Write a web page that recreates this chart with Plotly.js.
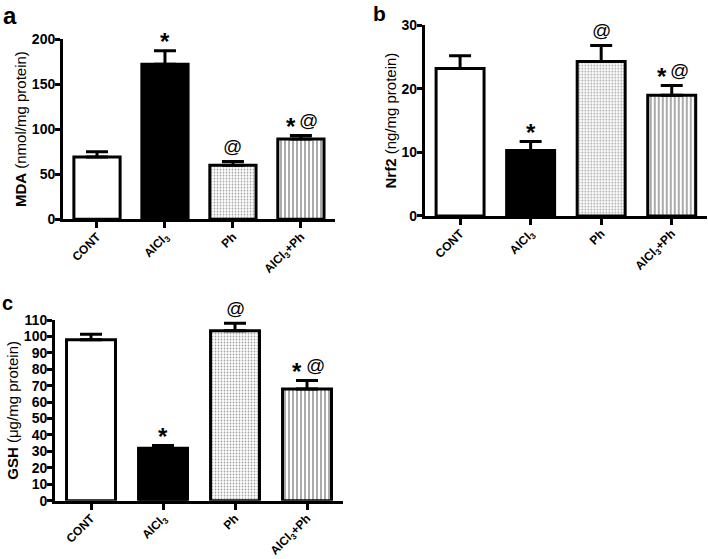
<!DOCTYPE html>
<html>
<head>
<meta charset="utf-8">
<script src="https://cdn.plot.ly/plotly-3.0.1.min.js"></script>
<style>html,body{margin:0;padding:0;background:#fff;}</style>
</head>
<body>
<div id="chart" style="width:708px;height:559px;"></div>
<script>
// ---- data ----
var categories = ["CONT", "AlCl<sub>3</sub>", "Ph", "AlCl<sub>3</sub>+Ph"];
var mdaValues = [69, 172, 60, 89];
var mdaErrors = [6, 15, 4, 4];
var nrf2Values = [23.2, 10.3, 24.3, 19.0];
var nrf2Errors = [2.0, 1.4, 2.5, 1.5];
var gshValues = [98, 32, 103.5, 68];
var gshErrors = [3.3, 1.6, 4.5, 5.2];
var sigLabels = ["", "*", "@", "*@"];
var mdaTicks = [0, 50, 100, 150, 200];
var nrf2Ticks = [0, 10, 20, 30];
var gshTicks = [0, 10, 20, 30, 40, 50, 60, 70, 80, 90, 100, 110];

// ---- styles ----
var FONT = "Arial, 'Liberation Sans', sans-serif";
var fills = ["#ffffff", "#000000", "#ffffff", "#ffffff"];
var patShapes = ["", "", ".", "|"];
var xIdx = [0, 1, 2, 3];

function barTrace(vals, errs, xa, ya) {
  return {
    type: "bar",
    x: xIdx,
    y: vals,
    xaxis: xa, yaxis: ya,
    width: 0.68,
    marker: {
      color: fills,
      line: {color: "#000", width: 3},
      pattern: {shape: patShapes, fgcolor: "#000", bgcolor: "#fff", size: [6, 6, 3, 4], solidity: [0.3, 0.3, 0.28, 0.45], fillmode: "overlay"}
    },
    error_y: {type: "data", symmetric: false, array: errs, arrayminus: errs.map(function(){return 0;}), color: "#000", thickness: 3, width: 11},
    hoverinfo: "none",
    showlegend: false
  };
}

var data = [
  barTrace(mdaValues, mdaErrors, "x", "y"),
  barTrace(nrf2Values, nrf2Errors, "x2", "y2"),
  barTrace(gshValues, gshErrors, "x3", "y3")
];

function sigAnnotations(vals, errs, xa, ya) {
  var out = [];
  for (var i = 0; i < vals.length; i++) {
    var s = sigLabels[i];
    if (!s) continue;
    var both = s.length > 1;
    for (var k = 0; k < s.length; k++) {
      var ch = s.charAt(k);
      var isStar = ch === "*";
      out.push({
        xref: xa, yref: ya, x: xIdx[i], y: vals[i] + errs[i],
        text: isStar ? "<b>*</b>" : "@",
        showarrow: false, yanchor: "middle",
        yshift: isStar ? 9 : 15,
        xshift: both ? (isStar ? -10 : 8) : 0,
        font: {family: FONT, size: isStar ? 24 : 19, color: "#000"}
      });
    }
  }
  return out;
}

function xAxis(domain, anchor) {
  return {
    domain: domain, anchor: anchor, range: [-0.5, 3.5],
    tickmode: "array", tickvals: xIdx, ticktext: categories.map(function(c){return "<b>" + c + "</b>";}),
    tickangle: -45, ticks: "outside", ticklen: 6, tickwidth: 3, tickcolor: "#000",
    ticklabelstandoff: -3,
    showline: true, linewidth: 3, linecolor: "#000", showgrid: false, zeroline: false,
    tickfont: {family: FONT, size: 12, color: "#000"}, fixedrange: true
  };
}
function yAxis(domain, anchor, range, ticks, title) {
  return {
    domain: domain, anchor: anchor, range: range,
    tickmode: "array", tickvals: ticks, ticktext: ticks.map(function(t){return "<b>" + t + "</b>";}),
    ticks: "outside", ticklen: 5, tickwidth: 3, tickcolor: "#000",
    ticklabelstandoff: -3,
    showline: true, linewidth: 3, linecolor: "#000", showgrid: false, zeroline: false,
    tickfont: {family: FONT, size: 14, color: "#000"},
    title: {text: title, font: {family: FONT, size: 15, color: "#000"}, standoff: 2},
    fixedrange: true
  };
}

var layout = {
  width: 708, height: 559,
  margin: {l: 0, r: 0, t: 0, b: 0},
  paper_bgcolor: "#fff", plot_bgcolor: "rgba(0,0,0,0)",
  font: {family: FONT, color: "#000"},
  bargap: 0.3,
  xaxis: xAxis([0.089, 0.473], "y"),
  yaxis: yAxis([0.608, 0.930], "x", [0, 200], mdaTicks, "<b>MDA</b> (nmol/mg protein)"),
  xaxis2: xAxis([0.600, 0.9986], "y2"),
  yaxis2: yAxis([0.6136, 0.955], "x2", [0, 30], nrf2Ticks, "<b>Nrf2</b> (ng/mg protein)"),
  xaxis3: xAxis([0.0777, 0.4845], "y3"),
  yaxis3: yAxis([0.1043, 0.4275], "x3", [0, 110], gshTicks, "<b>GSH</b> (μg/mg protein)"),
  annotations: []
    .concat(sigAnnotations(mdaValues, mdaErrors, "x", "y"))
    .concat(sigAnnotations(nrf2Values, nrf2Errors, "x2", "y2"))
    .concat(sigAnnotations(gshValues, gshErrors, "x3", "y3"))
    .concat([
      {xref: "paper", yref: "paper", x: 1/708, y: 1 - 0/559, xanchor: "left", yanchor: "top", text: "<b>a</b>", showarrow: false, font: {family: FONT, size: 24, color: "#000"}},
      {xref: "paper", yref: "paper", x: 371/708, y: 1 - 0/559, xanchor: "left", yanchor: "top", text: "<b>b</b>", showarrow: false, font: {family: FONT, size: 21, color: "#000"}},
      {xref: "paper", yref: "paper", x: 0/708, y: 1 - 290/559, xanchor: "left", yanchor: "top", text: "<b>c</b>", showarrow: false, font: {family: FONT, size: 20, color: "#000"}}
    ])
};

Plotly.newPlot("chart", data, layout, {staticPlot: true, displayModeBar: false});
</script>
</body>
</html>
+ + + + + + +
Written request:
Search the data for the word "chart" and copy each line where it appears.

Task solution:
Write a web page that recreates this chart with Plotly.js.
<div id="chart" style="width:708px;height:559px;"></div>
Plotly.newPlot("chart", data, layout, {staticPlot: true, displayModeBar: false});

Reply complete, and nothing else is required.